We’re home again. Got back to “The County”just before nine last night, feeling a little more than tired because it was nearly three o’clock Rome time. The trip to the airport was traumatic (a whole separate story), the flight was long (three movies and most of a season of “Big Bang Theroy”), and then the drive home at the tail end of rush hour. We woke up at four, sleeping done.
This was a cycling holiday. We’ve done a lot of cycle touring and feel pretty good at it. Our tandem has well over thirteen thousand kilometers on it. J and I make a pretty good team and I’d have to say that the distances we had put in front of us for this trip seemed pretty tame with the longest day just around eighty kilometers.
What we had not imagined, before getting to Tuscany, were the hills. The first day we hit the base of he hill to the town of San Gimigmano totally unprepared for what was ahead.

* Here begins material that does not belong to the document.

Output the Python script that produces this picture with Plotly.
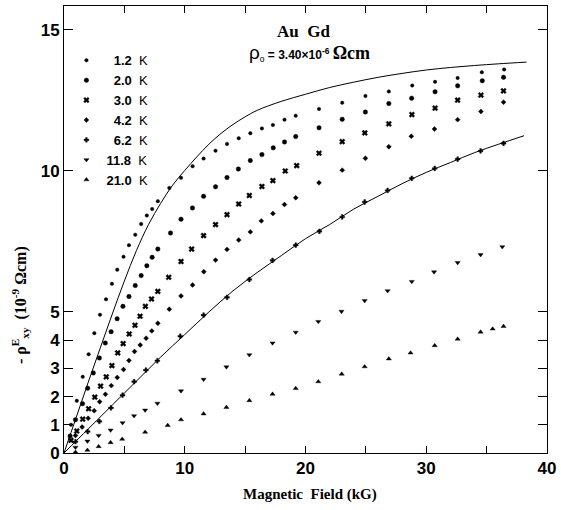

The day was hot, the sun was beating down, our water bottles were nearing empty, the bike was not shifting into first gear, and even though we had only come forty five kilometers from Sienna, we were not mentally prepared for what was ahead. We made it though. Three kilometers of hill at eight kilometers per hour (at best).
After that day, we got better every day. The bike was set up on the morning of day three giving us back the low gear and after day six we stopped carrying our luggage. Most important, though, was knowing a little better what was ahead, being mentally prepared to put our heads down and pedal.
It was worth it! The vistas from the tops of the hills and from the medieval walls were amazing with their patchwork of fields and forests. The narrow streets of these walled towns with their eight hundred year old churches were the stuff of novels and history books. It was particularly cool to be a little bit off of the path of the regular tourists in these smaller old towns.
Rome, at the end of the trip, provided a real contrast in terms of people and tourists. It’s really not hard to imagine Martin Luther’s disenchantment with the church and its hierarchy. I’m sure Wittenberg in Germany wasn’t all that different from some of the hill towns we visited. The contrast between them and Rome, with its over the top glitz and glamour would be enough to really impact any devout monk.
We saw the Colosseum, the Vatican, St Peter’s, and the Sistine Chapel because it would just seem wrong to leave Rome with having stopped at these highlights, but the long lines and the crush of people made enjoying these spectacles tough. These places will not be the things we talk about first. They seemed more like obligatory stops along the way.
On the way home we talked about the next adventure….not sure yet.